SHORT EXERCISE:
Leave out the pictures and retype only the lines from the opening line to the line that holds "(key3) at (220,471)", both ends included.
— BEGIN GIVEN INFORMATION —
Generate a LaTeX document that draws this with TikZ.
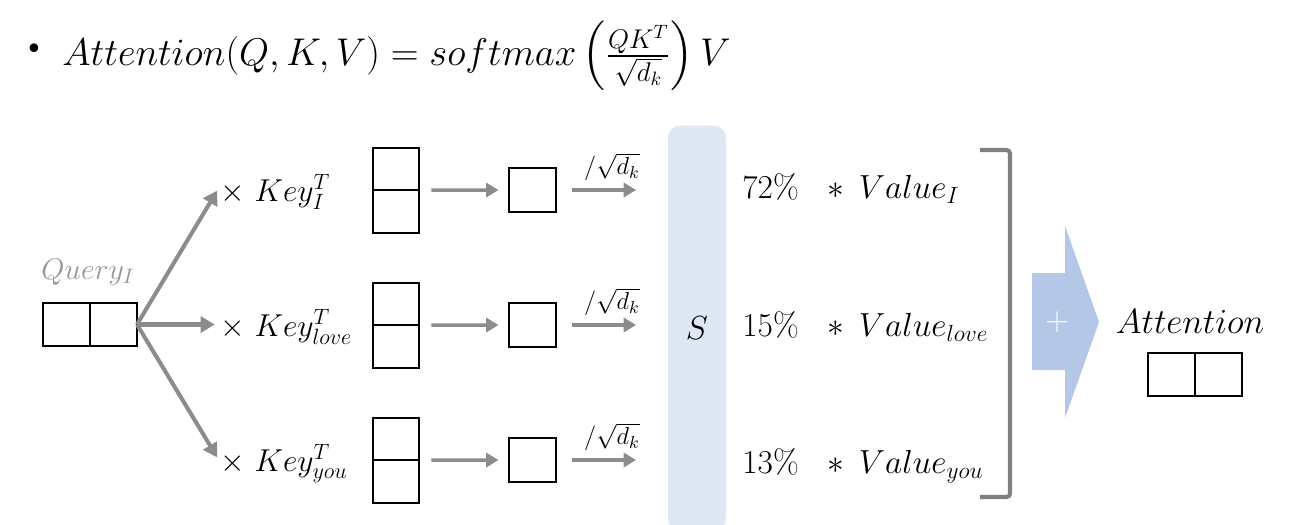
\documentclass[tikz,border=0pt]{standalone}
\usepackage{fix-cm}
\usepackage{amsmath,amssymb}
\usepackage{xcolor}
\usepackage{tikz}
\usetikzlibrary{arrows.meta, positioning}

\definecolor{arrowgray}{RGB}{140,140,140}
\definecolor{labelgray}{RGB}{150,150,150}
\definecolor{bracketgray}{RGB}{128,128,128}
\definecolor{scolfill}{RGB}{222,232,245}
\definecolor{sumblue}{RGB}{180,199,231}

\newcommand{\bigfont}{\fontsize{22}{26}\selectfont}
\newcommand{\rowfont}{\fontsize{19}{23}\selectfont}
\newcommand{\keyfont}{\fontsize{18}{22}\selectfont}
\newcommand{\smallfont}{\fontsize{14}{17}\selectfont}

\begin{document}
\begin{tikzpicture}[
    x=0.02cm, y=-0.02cm,
    cell/.style={rectangle, draw, line width=1pt, outer sep=0pt, inner sep=0pt, minimum width=0.94cm, minimum height=0.86cm},
    keycell/.style={cell, minimum width=0.92cm, minimum height=0.85cm},
    sqcell/.style={cell, minimum width=0.94cm, minimum height=0.88cm},
    keylabel/.style={anchor=base west, font=\keyfont, inner sep=0pt},
    vallabel/.style={anchor=base west, font=\rowfont, inner sep=0pt},
    arrow/.style={-{Triangle[length=7pt, width=8pt]}, line width=2pt, draw=arrowgray},
    fan/.style={-{Triangle[length=8pt, width=9pt]}, line width=2.3pt, draw=arrowgray},
  ]
    \useasboundingbox (0,0) rectangle (1290,524);

    % Formula
    \node[font=\bigfont] (bullet) at (34,51) {\textbullet};
    \node[anchor=west, font=\bigfont, inner sep=0pt] (formula) at (62,56)
      {$Attention(Q,K,V)=softmax\left(\frac{QK^{T}}{\sqrt{d_k}}\right)V$};

    % Query
    \node[font=\fontsize{17}{20}\selectfont, text=labelgray] (qlab) at (88,272) {$Query_{I}$};
    \node[cell] (q1) at (66.5,324.5) {};
    \node[cell, right=0pt of q1] (q2) {};

    % Key rows
    \node[keylabel] (key1) at (220,201) {$\times\ Key^{T}_{I}$};
    \node[keylabel] (key2) at (220,336) {$\times\ Key^{T}_{love}$};
    \node[keylabel] (key3) at (220,471) {$\times\ Key^{T}_{you}$};

    \node[keycell] (k1a) at (396,169) {};
    \node[keycell, below=0pt of k1a] (k1b) {};
    \node[keycell] (k2a) at (396,304) {};
    \node[keycell, below=0pt of k2a] (k2b) {};
    \node[keycell] (k3a) at (396,439) {};
    \node[keycell, below=0pt of k3a] (k3b) {};

    \node[sqcell] (sq1) at (532.5,190) {};
    \node[sqcell] (sq2) at (532.5,325) {};
    \node[sqcell] (sq3) at (532.5,460) {};

    % Softmax column
    \node[fill=scolfill, rounded corners=7pt, minimum width=1.16cm, minimum height=8.1cm, font=\rowfont] (S) at (697,328) {$S$};

    % Weighted values
    \node[vallabel] (v1) at (742,198) {72\% $\;\;\ast\;\, Value_{I}$};
    \node[vallabel] (v2) at (742,336) {15\% $\;\;\ast\;\, Value_{love}$};
    \node[vallabel] (v3) at (742,473) {13\% $\;\;\ast\;\, Value_{you}$};

    % Sum bracket
    \coordinate (brtop) at (1010,150);
    \coordinate (brbot) at (1010,497);
    \draw[bracketgray, line width=2.3pt, rounded corners=2pt] ([xshift=-0.6cm]brtop) -- (brtop) -- (brbot) -- ([xshift=-0.6cm]brbot);

    % Sum arrow
    \fill[sumblue] (1032,273) -- (1065,273) -- (1065,226) -- (1099,322) -- (1065,418) -- (1065,370) -- (1032,370) -- cycle;
    \node[text=white, font=\rowfont] (plus) at (1057,322) {$+$};

    % Result
    \node[font=\fontsize{20}{24}\selectfont] (attn) at (1190,321) {$Attention$};
    \node[cell] (a1) at (1171.5,374.5) {};
    \node[cell, right=0pt of a1] (a2) {};

    % Arrows
    \draw[fan, shorten >=3pt] (q2.east) -- (key1.west |- 0,186);
    \draw[fan, shorten >=3pt] (q2.east) -- (key2.west |- q2.east);
    \draw[fan, shorten >=3pt] (q2.east) -- (key3.west |- 0,462);

    \draw[arrow, shorten <=7pt, shorten >=6pt] (k1a.south east) -- (sq1.west);
    \draw[arrow, shorten <=7pt, shorten >=6pt] (k2a.south east) -- (sq2.west);
    \draw[arrow, shorten <=7pt, shorten >=6pt] (k3a.south east) -- (sq3.west);

    \draw[arrow, shorten <=9pt, shorten >=18pt] (sq1.east) -- (sq1.east -| S.west) node[midway, above=1pt, font=\smallfont] {$/\sqrt{d_k}$};
    \draw[arrow, shorten <=9pt, shorten >=18pt] (sq2.east) -- (sq2.east -| S.west) node[midway, above=1pt, font=\smallfont] {$/\sqrt{d_k}$};
    \draw[arrow, shorten <=9pt, shorten >=18pt] (sq3.east) -- (sq3.east -| S.west) node[midway, above=1pt, font=\smallfont] {$/\sqrt{d_k}$};

  \end{tikzpicture}
\end{document}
— END GIVEN INFORMATION —
REPLY TO THE EXERCISE:
Generate a LaTeX document that draws this with TikZ.
\documentclass[tikz,border=0pt]{standalone}
\usepackage{fix-cm}
\usepackage{amsmath,amssymb}
\usepackage{xcolor}
\usepackage{tikz}
\usetikzlibrary{arrows.meta, positioning}

\definecolor{arrowgray}{RGB}{140,140,140}
\definecolor{labelgray}{RGB}{150,150,150}
\definecolor{bracketgray}{RGB}{128,128,128}
\definecolor{scolfill}{RGB}{222,232,245}
\definecolor{sumblue}{RGB}{180,199,231}

\newcommand{\bigfont}{\fontsize{22}{26}\selectfont}
\newcommand{\rowfont}{\fontsize{19}{23}\selectfont}
\newcommand{\keyfont}{\fontsize{18}{22}\selectfont}
\newcommand{\smallfont}{\fontsize{14}{17}\selectfont}

\begin{document}
\begin{tikzpicture}[
    x=0.02cm, y=-0.02cm,
    cell/.style={rectangle, draw, line width=1pt, outer sep=0pt, inner sep=0pt, minimum width=0.94cm, minimum height=0.86cm},
    keycell/.style={cell, minimum width=0.92cm, minimum height=0.85cm},
    sqcell/.style={cell, minimum width=0.94cm, minimum height=0.88cm},
    keylabel/.style={anchor=base west, font=\keyfont, inner sep=0pt},
    vallabel/.style={anchor=base west, font=\rowfont, inner sep=0pt},
    arrow/.style={-{Triangle[length=7pt, width=8pt]}, line width=2pt, draw=arrowgray},
    fan/.style={-{Triangle[length=8pt, width=9pt]}, line width=2.3pt, draw=arrowgray},
  ]
    \useasboundingbox (0,0) rectangle (1290,524);

    % Formula
    \node[font=\bigfont] (bullet) at (34,51) {\textbullet};
    \node[anchor=west, font=\bigfont, inner sep=0pt] (formula) at (62,56)
      {$Attention(Q,K,V)=softmax\left(\frac{QK^{T}}{\sqrt{d_k}}\right)V$};

    % Query
    \node[font=\fontsize{17}{20}\selectfont, text=labelgray] (qlab) at (88,272) {$Query_{I}$};
    \node[cell] (q1) at (66.5,324.5) {};
    \node[cell, right=0pt of q1] (q2) {};

    % Key rows
    \node[keylabel] (key1) at (220,201) {$\times\ Key^{T}_{I}$};
    \node[keylabel] (key2) at (220,336) {$\times\ Key^{T}_{love}$};
    \node[keylabel] (key3) at (220,471) {$\times\ Key^{T}_{you}$};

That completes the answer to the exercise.